/---

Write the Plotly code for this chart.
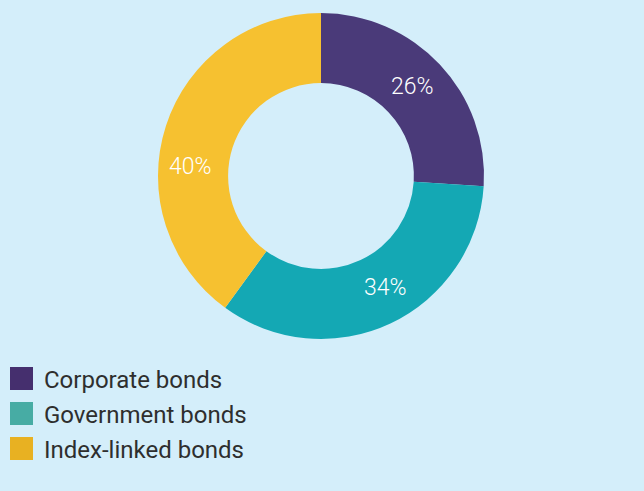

\---
/---

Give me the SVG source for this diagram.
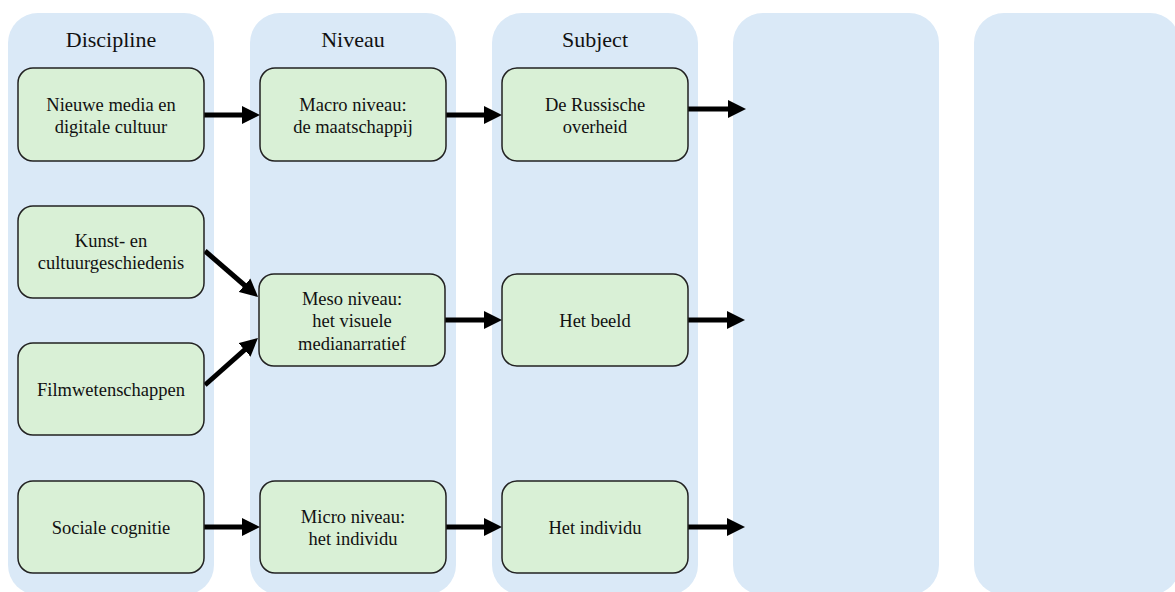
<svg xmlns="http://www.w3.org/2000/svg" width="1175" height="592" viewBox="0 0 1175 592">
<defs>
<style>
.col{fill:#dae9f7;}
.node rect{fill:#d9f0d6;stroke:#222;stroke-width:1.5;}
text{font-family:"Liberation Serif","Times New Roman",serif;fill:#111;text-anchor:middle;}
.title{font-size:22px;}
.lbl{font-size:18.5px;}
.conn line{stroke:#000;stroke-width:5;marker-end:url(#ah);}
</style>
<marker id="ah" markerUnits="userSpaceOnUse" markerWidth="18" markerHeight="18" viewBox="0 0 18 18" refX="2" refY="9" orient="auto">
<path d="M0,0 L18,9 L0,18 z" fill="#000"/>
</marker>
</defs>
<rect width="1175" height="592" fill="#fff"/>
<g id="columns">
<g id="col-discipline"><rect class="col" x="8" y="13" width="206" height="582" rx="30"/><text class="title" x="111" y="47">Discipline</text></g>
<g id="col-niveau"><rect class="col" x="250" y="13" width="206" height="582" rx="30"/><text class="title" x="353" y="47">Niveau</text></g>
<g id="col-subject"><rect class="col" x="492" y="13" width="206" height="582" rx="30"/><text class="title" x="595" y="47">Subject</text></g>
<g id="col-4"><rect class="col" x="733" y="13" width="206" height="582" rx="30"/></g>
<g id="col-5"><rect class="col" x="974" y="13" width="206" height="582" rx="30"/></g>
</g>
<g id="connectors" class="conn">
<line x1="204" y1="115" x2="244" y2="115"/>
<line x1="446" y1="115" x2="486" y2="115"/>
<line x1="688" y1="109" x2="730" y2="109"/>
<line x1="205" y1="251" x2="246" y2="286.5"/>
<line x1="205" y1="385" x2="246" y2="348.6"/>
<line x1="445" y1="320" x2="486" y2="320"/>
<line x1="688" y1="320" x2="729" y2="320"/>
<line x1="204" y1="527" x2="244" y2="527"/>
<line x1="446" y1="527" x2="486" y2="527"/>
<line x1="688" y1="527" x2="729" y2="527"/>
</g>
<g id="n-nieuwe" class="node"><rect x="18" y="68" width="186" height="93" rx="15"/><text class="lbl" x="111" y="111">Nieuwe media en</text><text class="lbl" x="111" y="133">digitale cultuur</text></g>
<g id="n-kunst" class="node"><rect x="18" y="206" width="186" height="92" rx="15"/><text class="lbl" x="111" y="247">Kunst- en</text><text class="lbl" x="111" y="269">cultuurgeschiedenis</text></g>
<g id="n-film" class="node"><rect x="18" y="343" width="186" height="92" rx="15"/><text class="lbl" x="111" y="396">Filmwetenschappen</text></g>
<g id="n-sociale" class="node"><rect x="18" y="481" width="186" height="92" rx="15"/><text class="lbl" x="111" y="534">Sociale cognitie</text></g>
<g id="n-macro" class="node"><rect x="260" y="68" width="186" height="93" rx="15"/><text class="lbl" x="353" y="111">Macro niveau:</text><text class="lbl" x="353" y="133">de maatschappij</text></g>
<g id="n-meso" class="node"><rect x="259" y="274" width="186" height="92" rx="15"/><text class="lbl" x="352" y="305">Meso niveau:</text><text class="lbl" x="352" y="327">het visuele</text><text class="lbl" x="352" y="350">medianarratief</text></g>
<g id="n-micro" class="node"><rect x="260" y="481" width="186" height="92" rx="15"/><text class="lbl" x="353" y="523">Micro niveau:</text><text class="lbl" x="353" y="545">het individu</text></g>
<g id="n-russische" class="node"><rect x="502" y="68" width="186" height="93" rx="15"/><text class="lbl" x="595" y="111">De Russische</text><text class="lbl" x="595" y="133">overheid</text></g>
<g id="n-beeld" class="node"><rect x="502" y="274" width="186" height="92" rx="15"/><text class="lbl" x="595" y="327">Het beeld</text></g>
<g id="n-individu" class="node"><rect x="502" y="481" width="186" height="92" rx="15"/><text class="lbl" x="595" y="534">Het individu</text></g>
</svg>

\---

From the listing, copy every line where the string "this" appears.

**Task answer**
Write the Plotly code for this chart.
Give me the SVG source for this diagram.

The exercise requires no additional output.